FIOLEK TAX & FIANCIAL(732) 494-5227 *** FIOLEKTAX@AOL.COM
Dear Taxpayers: Most people are aware of the IRA rule allowing savers - once a year - to withdraw from an IRA and deposit it into another IRA within 60 days without any taxes or penalties. That rule dramatically changed on January 1, 2015.
A little background first. There has actually been no tax law change, per se. Rather; a recent Tax Court opinion has adopted a stringent reading of the original tax code. The tax code providing for the option of rolling an IRA over once a year - when strictly read - applies on a per person basis, not per IRA. Many people have multiple IRAs, diversified between different banks, CDs, mutual funds and annuities. Historically, common sense had prevailed allowing savors to move each separate IRA once a year without penalty. That privilege ended on January 1 st, 2015.
Now, once you have rolled an IRA over, you have to wait 365 days (not simply to the next calendar year) to roll ANY OTHER IRA over. If you do roll a second IRA over, the ENTIRE IRA rolled over will be subject to ordinary income tax PLUS a 6% penalty for ‘overfunding’ an IRA (and a 2% Obamacare penalty, if you do not have health insurance coverage).
Clearly there are two beneficiaries: the IRS, when savers make innocent mistakes with the paperwork handling their own monies, AND the banks paying virtually ZERO percent interest on IRAs which are now more difficult to move to higher yielding investments.
Yes, you can still change the investment choice and custodian of an unlimited number of IRAs each year and avoid the IRS Tax Grab by directly transferring the assets from your old custodian to the new. Of course, your existing IRA company likely is not going to be too helpful in explain this to you because they do not want to lose your account – especially considering they probably have had the use of your money in exchange for .00005% interest in return.
Please call our office 732-494-5227 or e-mail me firstname.lastname@example.org prior to transferring any IRAs or 401k accounts.
While you may have no influence with congress, the life insurance industry does and they’ve been awarded with a substantial tax loophole which you may want to take advantage of if you have no need to take your full required mandatory distributions between ages 70 ½ and 85. You may now put up to 25% of the value of your IRA (or 401k) into a ‘longevity annuity.’ (The maximum contribution is $125,000).

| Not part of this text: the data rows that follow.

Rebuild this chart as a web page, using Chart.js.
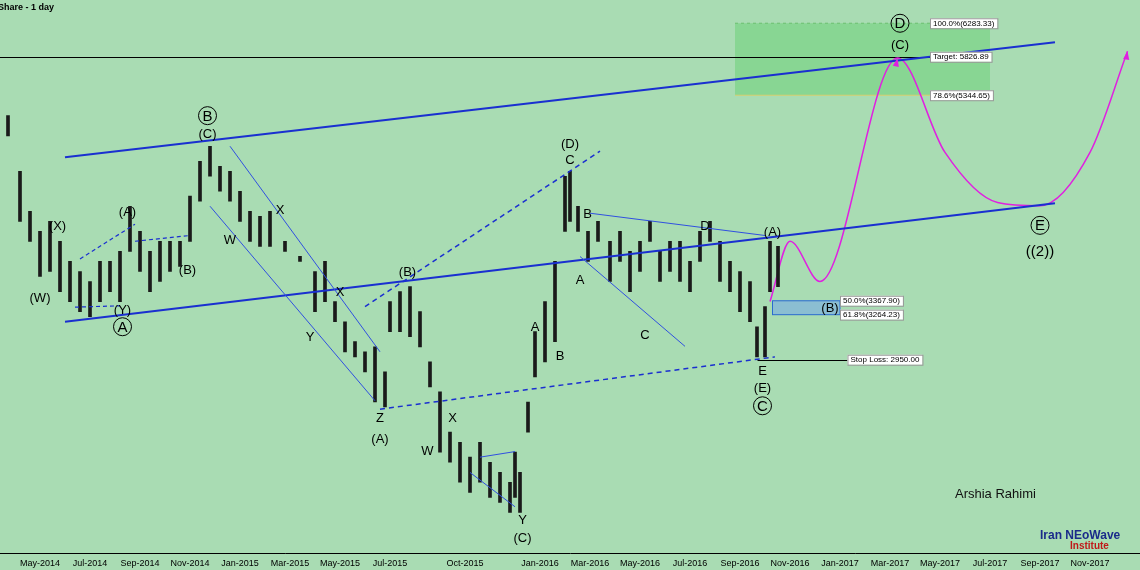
<!DOCTYPE html>
<html><head><meta charset="utf-8">
<script src="https://cdn.jsdelivr.net/npm/chart.js@4"></script>
<style>html,body{margin:0;padding:0;background:#a9dcb3;overflow:hidden;}</style>
</head><body><canvas id="c" width="1140" height="570" style="width:1140px;height:570px;display:block"></canvas>
<script>
// x values: month index from Jan-2014 (0); prices in log scale
const barMonths=[2.72,3.2,3.6,4.0,4.4,4.8,5.2,5.6,6.0,6.4,6.8,7.2,7.6,8.0,8.4,8.8,9.2,9.6,10.0,10.4,10.8,11.2,11.6,12.0,12.4,12.8,13.2,13.8,14.4,15.0,15.4,15.8,16.2,16.6,17.0,17.4,17.8,18.0,18.4,18.8,19.2,19.6,20.0,20.4,20.8,21.2,21.6,22.0,22.4,22.8,23.0,23.2,23.52,23.8,24.2,24.6,25.0,25.2,25.52,25.92,26.32,26.8,27.2,27.6,28.0,28.4,28.8,29.2,29.6,30.0,30.4,30.8,31.2,31.6,32.0,32.4,32.68,33.0,33.2,33.52];
const barLows=[4877,4026,3849,3557,3597,3438,3362,3287,3250,3362,3438,3362,3763,3597,3438,3517,3597,3638,3849,4212,4455,4308,4212,4026,3849,3806,3806,3763,3679,3287,3362,3213,3003,2969,2871,2683,2653,3142,3142,3107,3037,2775,2397,2343,2240,2190,2240,2165,2141,2093,2165,2093,2507,2839,2936,3072,3936,4026,3936,3679,3849,3517,3679,3438,3597,3849,3517,3597,3517,3438,3679,3849,3517,3438,3287,3213,2969,2969,3438,3477];
const barHighs=[5105,4505,4118,3936,4026,3849,3679,3597,3517,3679,3679,3763,4165,3936,3763,3849,3849,3849,4260,4608,4766,4556,4505,4308,4118,4072,4118,3849,3721,3597,3679,3362,3213,3072,3003,3037,2871,3362,3438,3477,3287,2936,2744,2507,2451,2370,2451,2343,2291,2240,2397,2291,2683,3142,3362,3679,4455,4505,4165,3936,4026,3849,3936,3763,3849,4026,3763,3849,3849,3679,3936,4026,3849,3679,3597,3517,3177,3324,3849,3806];
const projMonths=[33.2,34.0,35.2,38.3,40.2,42.3,44.0,46.0,47.5];
const projPrices=[3362,3849,3517,5811,4700,4200,4170,4700,5900];
const tickMonths=[4,6,8,10,12,14,16,18,21,24,26,28,30,32,34,36,38,40,42,44,46];
const tickLabels=["May-2014","Jul-2014","Sep-2014","Nov-2014","Jan-2015","Mar-2015","May-2015","Jul-2015","Oct-2015","Jan-2016","Mar-2016","May-2016","Jul-2016","Sep-2016","Nov-2016","Jan-2017","Mar-2017","May-2017","Jul-2017","Sep-2017","Nov-2017"];
const waveLabels=[["(W)",4.0,3392],["(X)",4.7,3990],["(Y)",7.3,3302],["A",7.3,3177,1],["(A)",7.5,4118],["(B)",9.9,3613],["B",10.7,5105,1],["(C)",10.7,4900],["W",11.6,3866],["X",13.6,4137],["X",16.0,3438],["Y",14.8,3107],["Z",17.6,2590],["(A)",17.6,2474],["(B)",18.7,3597],["X",20.5,2590],["W",19.5,2408],["Y",23.3,2060],["(C)",23.3,1980],["A",23.8,3177],["B",24.8,2980],["(D)",25.2,4800],["C",25.2,4630],["B",25.9,4100],["A",25.6,3530],["C",28.2,3120],["D",30.6,3990],["(A)",33.3,3936],["(B)",35.6,3316],["E",32.9,2877],["(E)",32.9,2771],["C",32.9,2660,1],["D",38.4,6283,1],["(C)",38.4,5997],["E",44.0,3990,1],["((2))",44.0,3770]];
const priceTags=[["100.0%(6283.33)",39.6,6283],["Target: 5826.89",39.6,5826.89],["78.6%(5344.65)",39.6,5344.65],["50.0%(3367.90)",36.0,3367.9],["61.8%(3264.23)",36.0,3264.23],["Stop Loss: 2950.00",36.3,2950]];
// trend lines: [m1,p1,m2,p2,color,width,dash]
const trendLines=[[5.0,4650,44.6,6020,"#1a2fd0",2,[]],[5.0,3213,44.6,4194,"#1a2fd0",2,[]],[17.6,2640,33.4,2969,"#1a2fd0",1.5,[5,4]],[17.0,3324,26.4,4713,"#1a2fd0",1.5,[5,4]],[11.6,4766,17.6,3003,"#3050e0",1,[]],[10.8,4165,17.4,2690,"#3050e0",1,[]],[5.6,3700,7.8,4000,"#1a2fd0",1.2,[4,3]],[5.4,3320,7.2,3330,"#1a2fd0",1.2,[4,3]],[7.8,3850,10.0,3900,"#1a2fd0",1.2,[4,3]],[21.6,2370,23.0,2400,"#3050e0",1,[]],[21.2,2290,23.0,2120,"#3050e0",1,[]],[26.0,4100,33.0,3900,"#3050e0",1,[]],[25.6,3720,29.8,3040,"#3050e0",1,[]]];

const overlay={id:'ov',
 beforeDraw(ch){const c=ch.ctx;c.save();c.fillStyle='#a9dcb3';c.fillRect(0,0,ch.width,ch.height);c.restore();},
 beforeDatasetsDraw(ch){const {ctx,scales:{x,y},chartArea:a}=ch;ctx.save();
  ctx.fillStyle='rgba(110,210,120,0.55)';const bx=x.getPixelForValue(31.8),bx2=x.getPixelForValue(42.0);
  ctx.fillRect(bx,y.getPixelForValue(6283.33),bx2-bx,y.getPixelForValue(5344.65)-y.getPixelForValue(6283.33));
  ctx.setLineDash([3,3]);ctx.strokeStyle='#6cc070';ctx.beginPath();ctx.moveTo(bx,y.getPixelForValue(6283.33));ctx.lineTo(bx2,y.getPixelForValue(6283.33));ctx.stroke();
  ctx.setLineDash([]);ctx.strokeStyle='#d8d070';ctx.beginPath();ctx.moveTo(bx,y.getPixelForValue(5344.65));ctx.lineTo(bx2,y.getPixelForValue(5344.65));ctx.stroke();
  const cx=x.getPixelForValue(33.3),cx2=x.getPixelForValue(36.0);
  ctx.fillStyle='rgba(120,170,230,0.6)';ctx.fillRect(cx,y.getPixelForValue(3367.9),cx2-cx,y.getPixelForValue(3264.23)-y.getPixelForValue(3367.9));
  ctx.strokeStyle='#2a6ad0';ctx.lineWidth=1;ctx.strokeRect(cx,y.getPixelForValue(3367.9),cx2-cx,y.getPixelForValue(3264.23)-y.getPixelForValue(3367.9));
  ctx.strokeStyle='#000';ctx.lineWidth=1;ctx.beginPath();const ty=Math.round(y.getPixelForValue(5826.89))+0.5;ctx.moveTo(a.left,ty);ctx.lineTo(x.getPixelForValue(39.6),ty);ctx.stroke();
  const sy=Math.round(y.getPixelForValue(2950))+0.5;ctx.beginPath();ctx.moveTo(x.getPixelForValue(32.7),sy);ctx.lineTo(x.getPixelForValue(36.3),sy);ctx.stroke();
  ctx.restore();},
 afterDatasetsDraw(ch){const {ctx,scales:{x,y}}=ch;ctx.save();
  trendLines.forEach(l=>{ctx.strokeStyle=l[4];ctx.lineWidth=l[5];ctx.setLineDash(l[6]);ctx.beginPath();ctx.moveTo(x.getPixelForValue(l[0]),y.getPixelForValue(l[1]));ctx.lineTo(x.getPixelForValue(l[2]),y.getPixelForValue(l[3]));ctx.stroke();});
  ctx.setLineDash([]);
  const arr=(m1,p1,m2,p2)=>{const x1=x.getPixelForValue(m1),y1=y.getPixelForValue(p1),x2=x.getPixelForValue(m2),y2=y.getPixelForValue(p2);const an=Math.atan2(y2-y1,x2-x1);ctx.fillStyle='#e020e0';ctx.beginPath();ctx.moveTo(x2,y2);ctx.lineTo(x2-9*Math.cos(an-0.35),y2-9*Math.sin(an-0.35));ctx.lineTo(x2-9*Math.cos(an+0.35),y2-9*Math.sin(an+0.35));ctx.fill();};
  arr(37.9,5200,38.3,5811);arr(47.2,5300,47.5,5900);
  ctx.textAlign='center';ctx.textBaseline='middle';ctx.fillStyle='#000';
  waveLabels.forEach(w=>{const px=x.getPixelForValue(w[1]),py=y.getPixelForValue(w[2]);ctx.font=(w[3]||w[0]=='((2))'?'15px':'13px')+' "Liberation Sans",Arial';ctx.fillStyle='#000';ctx.fillText(w[0],px,py+1);if(w[3]){ctx.lineWidth=1;ctx.strokeStyle='#000';ctx.beginPath();ctx.arc(px,py,9,0,Math.PI*2);ctx.stroke();}});
  ctx.font='8px "Liberation Sans",Arial';ctx.textAlign='left';
  priceTags.forEach(t=>{const px=x.getPixelForValue(t[1]),py=y.getPixelForValue(t[2]);const w=ctx.measureText(t[0]).width+6;ctx.fillStyle='#fff';ctx.fillRect(px,py-5,w,10);ctx.strokeStyle='#999';ctx.strokeRect(px+0.5,py-4.5,w,10);ctx.fillStyle='#000';ctx.fillText(t[0],px+3,py+0.5);});
  ctx.font='bold 9px "Liberation Sans",Arial';ctx.fillText('Share - 1 day',-2,8);
  ctx.font='13px "Liberation Sans",Arial';ctx.fillStyle='#111';ctx.fillText('Arshia Rahimi',955,494);
  ctx.fillStyle='#1a2a8a';ctx.font='bold 12px "Liberation Sans",Arial';ctx.fillText('Iran NEoWave',1040,536);
  ctx.fillStyle='#c01818';ctx.font='bold 10px "Liberation Sans",Arial';ctx.fillText('Institute',1070,546);
  ctx.restore();}};

new Chart(document.getElementById('c'),{
 data:{datasets:[
  {type:'bar',data:barMonths.map((m,i)=>({x:m,y:[barLows[i],barHighs[i]]})),backgroundColor:'#1a1a1a',barThickness:3,borderWidth:0},
  {type:'line',data:projMonths.map((m,i)=>({x:m,y:projPrices[i]})),borderColor:'#e020e0',borderWidth:1.5,pointRadius:0,cubicInterpolationMode:'monotone'}]},
 options:{responsive:false,animation:false,devicePixelRatio:1,
  layout:{padding:0},
  plugins:{legend:{display:false},tooltip:{enabled:false}},
  scales:{
   x:{type:'linear',offset:false,min:2.4,max:48,grid:{display:false,offset:false,tickColor:'#000',tickLength:4},border:{color:'#000'},
      afterBuildTicks:s=>{s.ticks=tickMonths.map(v=>({value:v}));},
      ticks:{autoSkip:false,maxRotation:0,color:'#000',font:{size:9,family:'"Liberation Sans",Arial'},padding:1,callback:(v,i)=>tickLabels[i]}},
   y:{type:'logarithmic',min:1910,max:6620,display:false}}},
 plugins:[overlay]});
</script>
</body></html>
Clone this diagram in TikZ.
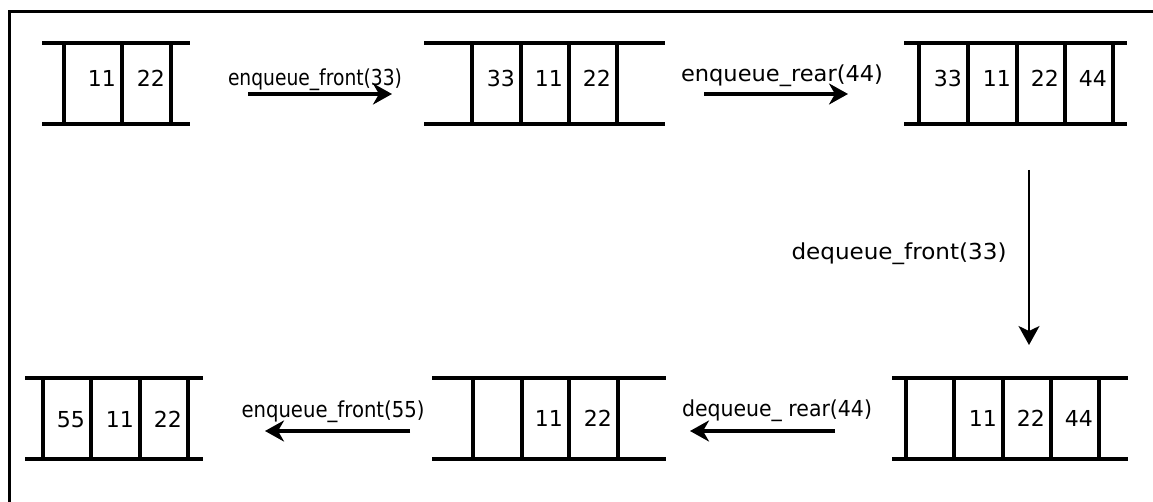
\documentclass[tikz,border=0pt]{standalone}
\usepackage{fontspec}
\setmainfont{DejaVu Sans}
\usepackage{graphicx}
\usetikzlibrary{arrows.meta}

\newcommand{\fitlabel}[2]{\resizebox{#1}{\height}{#2}}

\begin{document}
\begin{tikzpicture}[x=1pt,y=-1pt,
      deque_line/.style={
         draw=black,
         line width=3.2pt},
      cell_num/.style={
         anchor=base east,
         inner sep=0pt,
         font=\fontsize{22}{26}\selectfont},
      op_label/.style={
         anchor=base,
         inner sep=0pt,
         font=\fontsize{22}{26}\selectfont},
      arrow_op/.style={
         -{Stealth[length=19pt,width=21pt,inset=6pt]},
         line width=3.2pt},
      arrow_thin/.style={
         -{Stealth[length=19pt,width=21pt,inset=5pt]},
         line width=2pt}
]
      \useasboundingbox (0,0) rectangle (1153,502);

      %frame
      \draw[line width=3.6pt] (9.5,502) -- (9.5,11.5) -- (1153,11.5);

      %rails
      \foreach \xa/\xb/\yt/\yb in {% left/right/top/bottom
        42/190/43/124, 424/665/43/124, 904/1127/43/124,
        25/203/378/459, 432/666/378/459, 892/1128/378/459}
      \draw[deque_line] (\xa,\yt) -- (\xb,\yt) (\xa,\yb) -- (\xb,\yb);

      %cell walls
      \foreach \x in {64,122,171,472,521,569,617,919,968,1017,1065,1113}
      \draw[deque_line] (\x,43) -- (\x,124);
      \foreach \x in {43,91,140,188,473,522,569,618,906,954,1003,1051,1099}
      \draw[deque_line] (\x,378) -- (\x,459);

      %values
      \foreach \n/\x/\y/\v in {% name/right wall/baseline/value
        q1b/122/87/11, q1c/171/87/22,
        q2b/521/87/33, q2c/569/87/11, q2d/617/87/22,
        q3b/968/87/33, q3c/1017/87/11, q3d/1065/87/22, q3e/1113/87/44,
        q4c/1003/426/11, q4d/1051/426/22, q4e/1099/426/44,
        q5c/569/426/11, q5d/618/426/22,
        q6a/91/427/55, q6b/140/427/11, q6c/188/427/22}
      \node[cell_num] (\n) at (\x-6,\y) {\v};

      %operations
      \coordinate (a1s) at (248,94);   \coordinate (a1e) at (392,94);
      \coordinate (a2s) at (704,94);   \coordinate (a2e) at (848,94);
      \coordinate (a3s) at (1029,170); \coordinate (a3e) at (1029,345);
      \coordinate (a4s) at (835,431);  \coordinate (a4e) at (690,431);
      \coordinate (a5s) at (410,431);  \coordinate (a5e) at (265,431);

      \foreach \i/\j in {a1s/a1e, a2s/a2e, a4s/a4e, a5s/a5e}
      \draw[arrow_op] (\i) -- (\j);
      \draw[arrow_thin] (a3s) -- (a3e);

      \node[op_label] (l1) at (315,86)  {\fitlabel{174pt}{enqueue\_front(33)}};
      \node[op_label] (l2) at (782,82)  {\fitlabel{202pt}{enqueue\_rear(44)}};
      \node[op_label] (l3) at (899,260) {\fitlabel{215pt}{dequeue\_front(33)}};
      \node[op_label] (l4) at (777,416) {\fitlabel{190pt}{dequeue\_ rear(44)}};
      \node[op_label] (l5) at (333,417) {\fitlabel{183pt}{enqueue\_front(55)}};

\end{tikzpicture}
\end{document}
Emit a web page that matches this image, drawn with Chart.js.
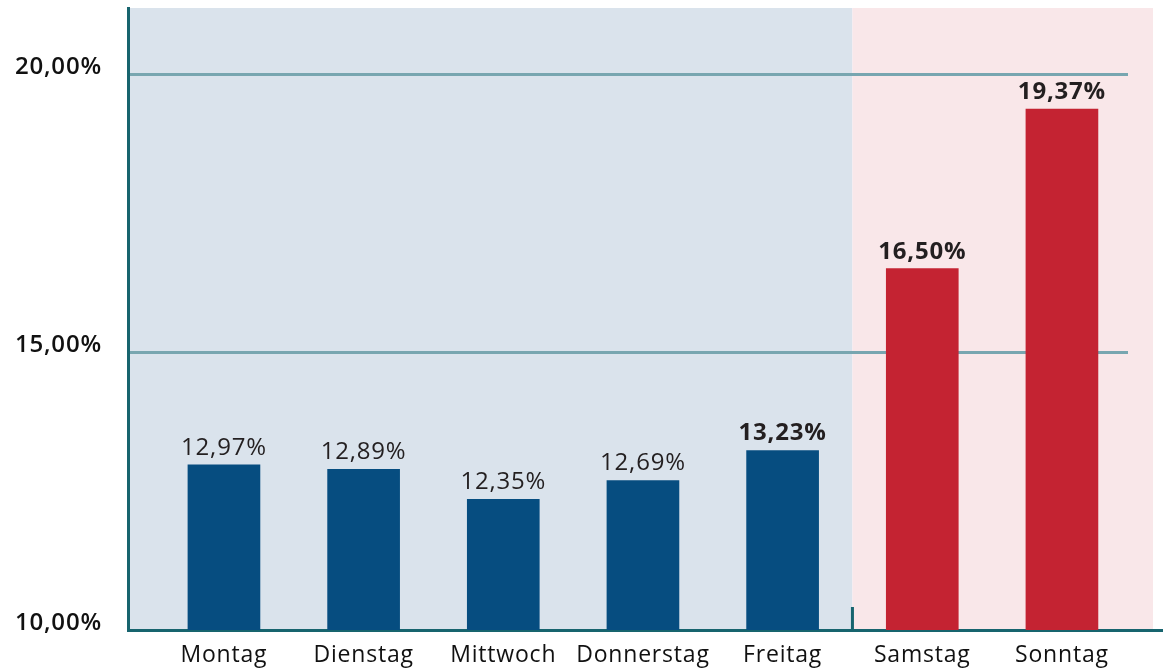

IRA money in longevity annuities do not count towards your annual required withdrawals until you reach age 85. This is a wonderful opportunity for individuals who are concerned about outliving their savings or those with pensions or other retirement income sources who view their IRAs as a nest egg rather than an income source. It’s important to understand that simply putting your IRA in an annuity does not qualify the funds from immunity from IRA mandatory withdrawals. The funds must be invested specifically in a longevity annuity. These are brand new investments and only a handful of companies have approved products by the state of New Jersey at this time.